Wednesday, September 29, 2010

Hump Day Hilarity*

*Disclaimer: While every effort is made to deliver said hilarity. Hilarity is not guaranteed. Some settling of contents may occur, and amount of laughter may vary from reader to reader. Author assumes no responsibility for errands reader may procrastinate while reading this post.


So, my BK cashier of 2 months announced today that she is leaving me for another BK. Graveyard workers share a special bond. Not only will I miss our conversations about life while the rest of the world sleeps. The new guy doesen't yet posses the culinary expertise to master EVEN Jalapeno distributiuon on a Whopper. You know what I mean? There's a clusterfuck of Jalapenos on one corner, and the rest of the burger is barren. It's like navigating a Jalapeno landmine with your mouth. You take one bite and groan because you think they forgot your Jalapenos. Yet, It's too late to turn around. So you keep munching through your Whopper and taking sips of your drink in between bites. By the time you get to that last jalapeno stuffed bite...most of your drink is gone. On that surprise scalding bite, you're scrambling for your cell and getting the fire department on the phone. I'm like an R-rated Ricky Ricardo when I experience unexpected pain or delays in traffic. All kinds of Spanish swear words will pour out. I'll even make up new ones and rhyme that shit, "hijo de su....PUTA-BRON CHINGON MAMON!".

I try to avoid Fast food, but I do indulge in WHopper Wednesdays. Mostly because I hate Wednesdays, and it gives me something to look forward to on Wednesdays. I'm just glad I don't have a personal trainer I have to confess my caloric surplus sins to. I can only imagine our exchange:


"Forgive me Inge for I have sinned. I had a Whopper Value Meal on the Eve of
Wednesday the 29th."


"Your penance shall be 2 celery stalks and 50 Jumping Jacks."





<--This is what a personal trainer looks like right? All I know about personal trainers is what I saw watching exercise videos growing up. I've only seen them in captivity, who knows what they look like out in the wild.

Oh, right. I'm supposed to be blogging about my day....

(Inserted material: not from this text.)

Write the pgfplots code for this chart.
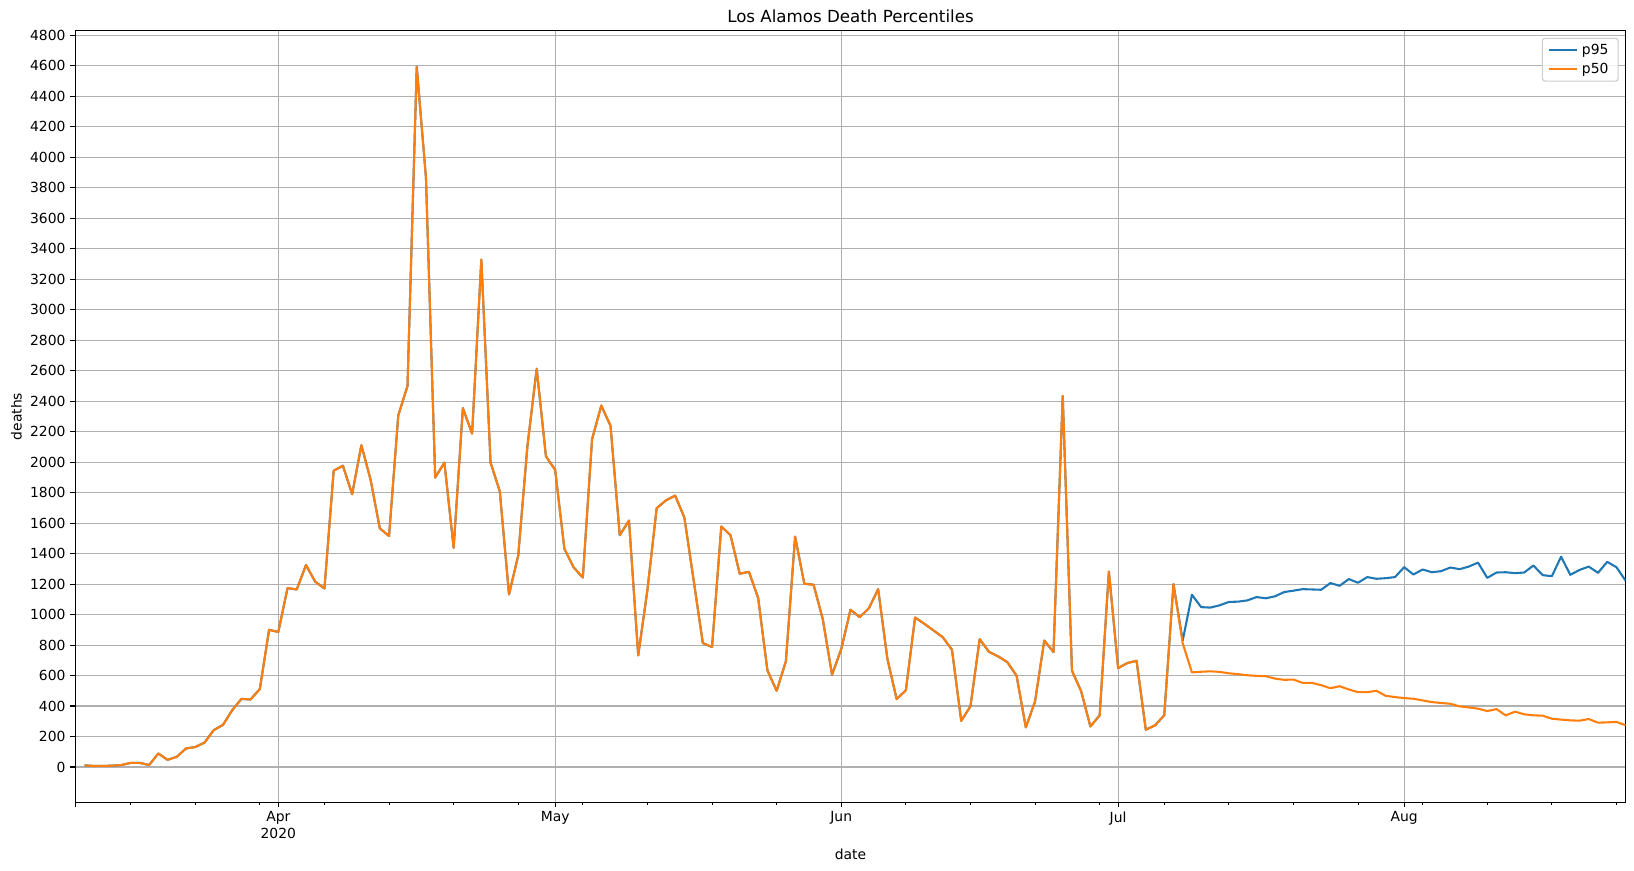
\documentclass[border=0pt]{standalone}
\usepackage{fontspec}
\setmainfont{DejaVu Sans}
\usepackage{pgfplots}
\usepackage{pgfplotstable}
\pgfplotsset{compat=1.18}

\definecolor{c95}{HTML}{1F77B4}
\definecolor{c50}{HTML}{FF7F0E}
\definecolor{gridc}{HTML}{B0B0B0}
\definecolor{legc}{HTML}{CCCCCC}

% day: days since 1 Mar 2020 (Apr 1 = 31, May 1 = 61, ...)
\pgfplotstableread{
day p95 p50
10 11 11
11 7 7
12 7 7
13 9 9
14 13 13
15 27 27
16 27 27
17 13 13
18 89 89
19 47 47
20 67 67
21 122 122
22 131 131
23 160 160
24 242 242
25 276 276
26 372 372
27 447 447
28 443 443
29 512 512
30 900 900
31 886 886
32 1174 1174
33 1165 1165
34 1325 1325
35 1216 1216
36 1171 1171
37 1944 1944
38 1977 1977
39 1790 1790
40 2111 2111
41 1885 1885
42 1566 1566
43 1515 1515
44 2307 2307
45 2500 2500
46 4594 4594
47 3866 3866
48 1899 1899
49 1997 1997
50 1437 1437
51 2355 2355
52 2187 2187
53 3329 3329
54 1997 1997
55 1809 1809
56 1132 1132
57 1389 1389
58 2109 2109
59 2613 2613
60 2039 2039
61 1949 1949
62 1431 1431
63 1310 1310
64 1243 1243
65 2151 2151
66 2372 2372
67 2238 2238
68 1521 1521
69 1617 1617
70 732 732
71 1163 1163
72 1698 1698
73 1749 1749
74 1781 1781
75 1637 1637
76 1228 1228
77 813 813
78 787 787
79 1578 1578
80 1521 1521
81 1268 1268
82 1281 1281
83 1108 1108
84 634 634
85 500 500
86 693 693
87 1512 1512
88 1202 1202
89 1196 1196
90 970 970
91 605 605
92 774 774
93 1032 1032
94 983 983
95 1042 1042
96 1167 1167
97 710 710
98 446 446
99 503 503
100 981 981
101 940 940
102 896 896
103 852 852
104 769 769
105 303 303
106 398 398
107 839 839
108 756 756
109 726 726
110 688 688
111 599 599
112 260 260
113 430 430
114 830 830
115 754 754
116 2435 2435
117 632 632
118 496 496
119 266 266
120 339 339
121 1283 1283
122 649 649
123 682 682
124 697 697
125 245 245
126 273 273
127 339 339
128 1200 1200
129 830 812
130 1130 621
131 1049 625
132 1046 628
133 1061 624
134 1083 615
135 1085 609
136 1093 602
137 1115 598
138 1107 596
139 1120 580
140 1148 572
141 1157 574
142 1167 552
143 1165 552
144 1163 537
145 1207 517
146 1189 530
147 1233 509
148 1209 491
149 1246 491
150 1235 500
151 1239 467
152 1246 459
153 1311 452
154 1263 448
155 1296 437
156 1278 426
157 1285 420
158 1309 415
159 1298 398
160 1315 391
161 1341 383
162 1241 367
163 1276 380
164 1278 339
165 1272 363
166 1276 346
167 1322 339
168 1259 337
169 1252 317
170 1380 311
171 1261 306
172 1293 304
173 1315 315
174 1274 291
175 1346 293
176 1311 296
177 1222 274
}\deaths

\begin{document}
\begin{tikzpicture}
\begin{axis}[
  scale only axis,
  width=1116.3pt, height=555.3pt,
  xmin=9, xmax=177, ymin=-230, ymax=4830,
  xtick={9,31,61,92,122,153},
  xticklabels={{},{Apr\\2020},May,Jun,Jul,Aug},
  minor xtick={15,22,...,176},
  ytick={0,200,...,4800},
  scaled y ticks=false,
  /pgf/number format/assume math mode=true,
  /pgf/number format/1000 sep={},
  tick pos=left, tick align=outside,
  major tick length=3.5pt, minor tick length=2pt,
  tick style={black, line width=0.8pt},
  minor tick style={black, line width=0.6pt},
  xmajorgrids, ymajorgrids,
  major grid style={gridc, line width=0.8pt},
  axis line style={line width=0.8pt},
  tick label style={font=\fontsize{10}{12}\selectfont},
  xticklabel style={align=center},
  label style={font=\fontsize{10}{12}\selectfont},
  title={Los Alamos Death Percentiles},
  title style={font=\fontsize{12}{14.4}\selectfont, at={(axis description cs:0.5,1)},
    anchor=base, inner sep=0pt},
  xlabel={date},
  xlabel style={at={(axis description cs:0.5,0)}, anchor=center, yshift=-37.7pt},
  ylabel={deaths},
  ylabel style={at={(axis description cs:0,0.5)}, anchor=center, yshift=42.3pt},
  legend cell align=left,
  legend image code/.code={\draw[#1] (0pt,0pt) -- (20pt,0pt);},
  legend style={at={(axis description cs:1,1)}, anchor=north east,
    xshift=-5pt, yshift=-5pt, draw=legc, line width=0.8pt, rounded corners=2pt,
    fill=white, fill opacity=0.8, text opacity=1,
    font=\fontsize{10}{12}\selectfont, inner xsep=4pt, inner ysep=3pt,
    row sep=3pt, nodes={inner xsep=3pt, inner ysep=1pt}},
]
\addplot[c95, line width=1.5pt, line join=round] table[x=day, y=p95] {\deaths};
\addlegendentry{p95}
\addplot[c50, line width=1.5pt, line join=round] table[x=day, y=p50] {\deaths};
\addlegendentry{p50}
\coordinate (SW) at (rel axis cs:0,0);
\coordinate (NE) at (rel axis cs:1,1);
\end{axis}
\pgfresetboundingbox
\path[use as bounding box] ([shift={(-54.2pt,-49.6pt)}]SW) rectangle ([shift={(6pt,22.2pt)}]NE);
\end{tikzpicture}
\end{document}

'Have you ever been halfway through a home improvement project and feared ahead of time that you're setting yourself up for a Darwin award? Screw driver in my mouth, hammer in one hand. I'm grasping this wobbly table by it's 2 legs like some clown at a gay rodeo trying to put a pair of panties on a goat.

This is how i saw myself at the beginning of the project.:





This is how I saw myself halfway through :

<-but with Spanish cussing...

However, despite a few setbacks and a swollen thumb.....I'm happy to report that the table is tabling it up and the door is happy being a door again.